Moreover, support was limited. At the time—something that’s changed—the caregivers I knew in Harrisburg had family members who lived nearby. Most of the family caregivers I knew in New York—where I had grown up—had to travel to a different borough to visit a parent, but it didn’t involve suitcases and three-hour Amtrak trips. These included the friendly visitor who came to see my mother regularly, although she had to tend to an aging parent in another borough as well.
People would say of my situation, “That must be really hard,” but it was a theoretical thing for them. It was only later, for example, that one friend told me she couldn’t imagine doing what I did—that life was tough enough with her elderly father nearby.
The challenge of long-distance caregiving was one of the inspirations for my (co-authored) self-help elder care book, What to Do about Mama: A Guide to Caring for Aging Family Members (Sunbury Press, 2013). One challenge common to all caregivers, though, is the attempt to find a support group with others who understand what you’re going through. But that eluded me as well. I don’t know if there statistics about what percentage of caregivers are long-distance ones. But we can figure that with an estimate of 54-million Americans serving as unpaid caregivers to family members, there must be a lot of people doing it remotely.
Turns out I was the only person in that particular support group dealing with long-distance caregiving. Not that all kinds of caregiving don’t have their share of frustration—for one thing, long-distance caregivers aren’t bearing the total day-to-day, hands-on responsibilities for their loved one. I felt kind of isolated.
Sure, there were other caregiver groups, but this was the one comprised people closest to my background in general. Who had time to keep looking and also work and do what I was doing for my mother?
Ironically, I found the right support group—or framework for one—after my mother’s passing. Recently I facilitated a group of caregivers, who came together to share and compare experiences. As I listened to them I realized how important it is for caregivers, past and present, to talk to each other. It makes all the difference in the world, whether you’re caregiving near or far.
I also realized how lucky I had been. Some caregivers travel a lot farther than I had; some have full-time jobs instead of “flexible” freelance careers. Some have young children or more than one loved one to care for. Some do caregiving for many years. Though I was sorry to lose my mother when I did and miss her every day, I’m not sure I would have had the strength to go on for 14 years.

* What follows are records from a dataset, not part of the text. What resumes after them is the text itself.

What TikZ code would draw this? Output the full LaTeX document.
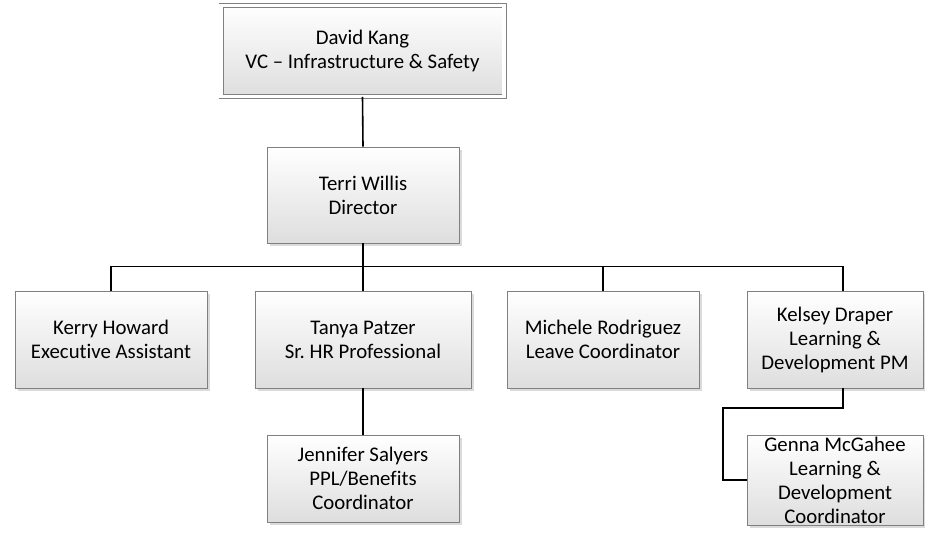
\documentclass[tikz,border=0pt]{standalone}
\usepackage{fontspec}
\setmainfont[Ligatures={NoCommon}]{Carlito}
\frenchspacing
\usetikzlibrary{calc, shadows}
\tikzset{
  pbox/.style={rectangle, draw=black!50, line width=0.9pt, top color=white, bottom color=black!13,
    drop shadow={fill=black!40, opacity=0.35, shadow xshift=2.5pt, shadow yshift=-2.5pt},
    align=center, inner sep=0pt, font=\fontsize{20.8}{24}\selectfont},
  topbox/.style={pbox, double=white, double distance=3.2pt},
  link/.style={draw=black, line width=1.6pt}
}

\begin{document}
\begin{tikzpicture}[x=1pt, y=-1pt]
	\useasboundingbox (0,0) rectangle (925,533);
	% head of the unit
	\node[topbox, minimum width=283pt, minimum height=91pt] (dk) at (362.5,51) {David Kang\\VC -- Infrastructure \& Safety};
	\node[pbox, minimum width=192pt, minimum height=96pt] (tw) at (363,195) {Terri Willis\\Director};
	% direct reports
	\node[pbox, minimum width=192pt, minimum height=97pt] (kh) at (111,339.5) {Kerry Howard\\Executive Assistant};
	\node[pbox, minimum width=216pt, minimum height=97pt] (tp) at (363,339.5) {Tanya Patzer\\Sr. HR Professional};
	\node[pbox, minimum width=192pt, minimum height=97pt] (mr) at (603,339.5) {Michele Rodriguez\\Leave Coordinator};
	\node[pbox, minimum width=176pt, minimum height=97pt] (kd) at (835,339.5) {Kelsey Draper\\Learning \&\\Development PM};
	% second level
	\node[pbox, minimum width=192pt, minimum height=87pt] (js) at (363,478.5) {Jennifer Salyers\\PPL/Benefits\\Coordinator};
	\node[pbox, minimum width=176pt, minimum height=90pt] (gm) at (835,480) {Genna McGahee\\Learning \&\\Development\\Coordinator};
	% connectors
	\draw[link] (dk.south) -- (tw.north);
	\draw[link] (tw.south) -- ++(0,23) coordinate (bus);
	\draw[link] (kh.north) |- (bus) -| ([xshift=8pt]kd.north);
	\draw[link] (tp.north) -- (tp.north |- bus);
	\draw[link] (mr.north) -- (mr.north |- bus);
	\draw[link] (tp.south) -- (js.north);
	\coordinate (bend) at (723,408);
	\draw[link] ([xshift=8pt]kd.south) |- (bend) |- (gm.west);
\end{tikzpicture}
\end{document}
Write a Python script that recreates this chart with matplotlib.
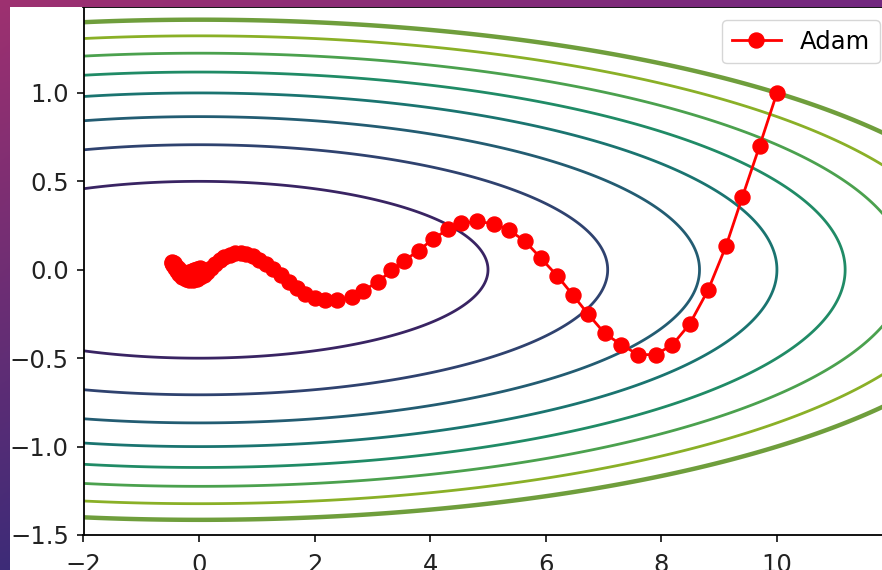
import numpy as np
import matplotlib
matplotlib.use('Agg')
import matplotlib.pyplot as plt

# Adam path (start at (10, 1), spirals into the origin)
adam_x = [10.00, 9.70, 9.40, 9.12, 8.81, 8.49, 8.19, 7.90, 7.60, 7.31,
          7.02, 6.73, 6.47, 6.20, 5.91, 5.64, 5.36, 5.10, 4.81, 4.54,
          4.31, 4.05, 3.80, 3.55, 3.33, 3.10, 2.84, 2.64, 2.38, 2.18,
          2.00, 1.84, 1.69, 1.55, 1.41, 1.28, 1.16, 1.04, 0.93, 0.82,
          0.72, 0.62, 0.53, 0.44, 0.36, 0.28, 0.21, 0.14, 0.08, 0.02,
          -0.04, -0.10, -0.17, -0.23, -0.29, -0.34, -0.39, -0.42, -0.45, -0.46,
          -0.46, -0.44, -0.41, -0.37, -0.32, -0.26, -0.20, -0.14, -0.08, -0.03,
          0.01, 0.03, 0.03, 0.01, -0.03, -0.08, -0.13, -0.17]
adam_y = [1.00, 0.70, 0.41, 0.135, -0.114, -0.307, -0.425, -0.48, -0.48, -0.425,
          -0.36, -0.25, -0.143, -0.035, 0.067, 0.162, 0.225, 0.26, 0.274, 0.262,
          0.229, 0.175, 0.108, 0.052, -0.004, -0.067, -0.118, -0.152, -0.171, -0.171,
          -0.160, -0.135, -0.102, -0.068, -0.032, 0.003, 0.035, 0.058, 0.076, 0.088,
          0.093, 0.092, 0.085, 0.072, 0.057, 0.035, 0.012, -0.010, -0.028, -0.042,
          -0.052, -0.058, -0.058, -0.052, -0.040, -0.025, -0.006, 0.012, 0.027, 0.040,
          0.045, 0.040, 0.026, 0.010, -0.008, -0.026, -0.038, -0.044, -0.042, -0.032,
          -0.018, -0.005, 0.004, 0.008, 0.006, 0.000, -0.008, -0.014]

# contour levels of f(x, y) = x**2 / 100 + y**2
levels = [0.25, 0.5, 0.75, 1.0, 1.25, 1.5, 1.75]
outer_level = 2.0
x_scale = 100.0

x_ticks = [-2, 0, 2, 4, 6, 8, 10]
y_ticks = [-1.5, -1.0, -0.5, 0.0, 0.5, 1.0]

W, H = 882, 570
fig = plt.figure(figsize=(W / 100, H / 100), dpi=100)
fig.patch.set_facecolor('white')

ax = fig.add_axes([83.5 / W, 35 / H, 809 / W, 528 / H])

x = np.arange(-2, 12.01, 0.01)
y = np.arange(-1.5, 1.51, 0.005)
X, Y = np.meshgrid(x, y)
Z = X ** 2 / x_scale + Y ** 2

cmap = plt.get_cmap('viridis')
cols = [tuple(np.array(cmap(l / 2.0)[:3]) * 0.8) for l in levels]
ax.contour(X, Y, Z, levels=levels, colors=cols, linewidths=2.0)
ax.contour(X, Y, Z, levels=[outer_level], colors=['#6f9e3c'], linewidths=3.2)

ax.plot(adam_x, adam_y, 'o-', color='red', lw=2, markersize=10.8, label='Adam')

ax.set_xlim(-2, 12)
ax.set_ylim(-1.5, 1.486)
ax.set_xticks(x_ticks)
ax.set_yticks(y_ticks)
ax.tick_params(labelsize=17.5, length=5, width=1.3, pad=5.5, colors='#222222')
ax.tick_params(axis='x', pad=8)
for s in ax.spines.values():
    s.set_linewidth(1.3)

ax.legend(loc='upper right', bbox_to_anchor=(880 / W, 1 - 20 / H),
          bbox_transform=fig.transFigure, borderaxespad=0, fontsize=17.5,
          handlelength=2.0)

# purple slide border on the left and top
u = np.linspace(0, 1, W)[None, :]
v = np.linspace(0, 1, H)[:, None]
tl = np.array([0.62, 0.19, 0.44])
bl = np.array([0.24, 0.17, 0.47])
tr = np.array([0.45, 0.16, 0.50])
rgb = tl + (bl - tl) * v[..., None] + (tr - tl) * u[..., None]
rgb = np.clip(rgb, 0, 1)
alpha = np.zeros((H, W))
alpha[:, :10] = 1
alpha[:7, :] = 1
img = np.dstack([rgb, alpha])
bg = fig.add_axes([0, 0, 1, 1])
bg.imshow(img, aspect='auto', interpolation='nearest')
bg.axis('off')

fig.savefig('out.png', dpi=100)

Still, at the time, it seemed like an impossible task to give care remotely. I was amazed the Amtrak conductors didn’t say, “Oh, it’s you again,” when they saw me with that small suitcase and laptop case looking frazzled and lost—sometimes crying or kvetching into my cell phone to someone for whom it was theoretical.
My husband tells a joke about Russia in Soviet days, when emigration was severely limited. A man demands to leave the country. Finally, he’s allowed to and goes to Israel. He comes back to Russia. Then he goes back to Israel again. Then he comes back to Russia, but this time, the KGB is waiting for him. They tell him he can stay or he can leave, but he can’t keep going back and forth. He has a half an hour to decide.
When the time is up, the man is asked his decision. He says: “I don’t know. Here it’s bad, there it’s bad, but the service on the airlines is terrific.”
It was stressful being home, feeling guilty and worried about my mother. It was heartbreaking being there, having a million things to do and watching my mother decline. Yet for all the occasional hassles of Amtrak (and the expense), there was something comforting about it. Especially when the Wi-Fi was working, and I could work. In between two points of tension was a feeling of liberation.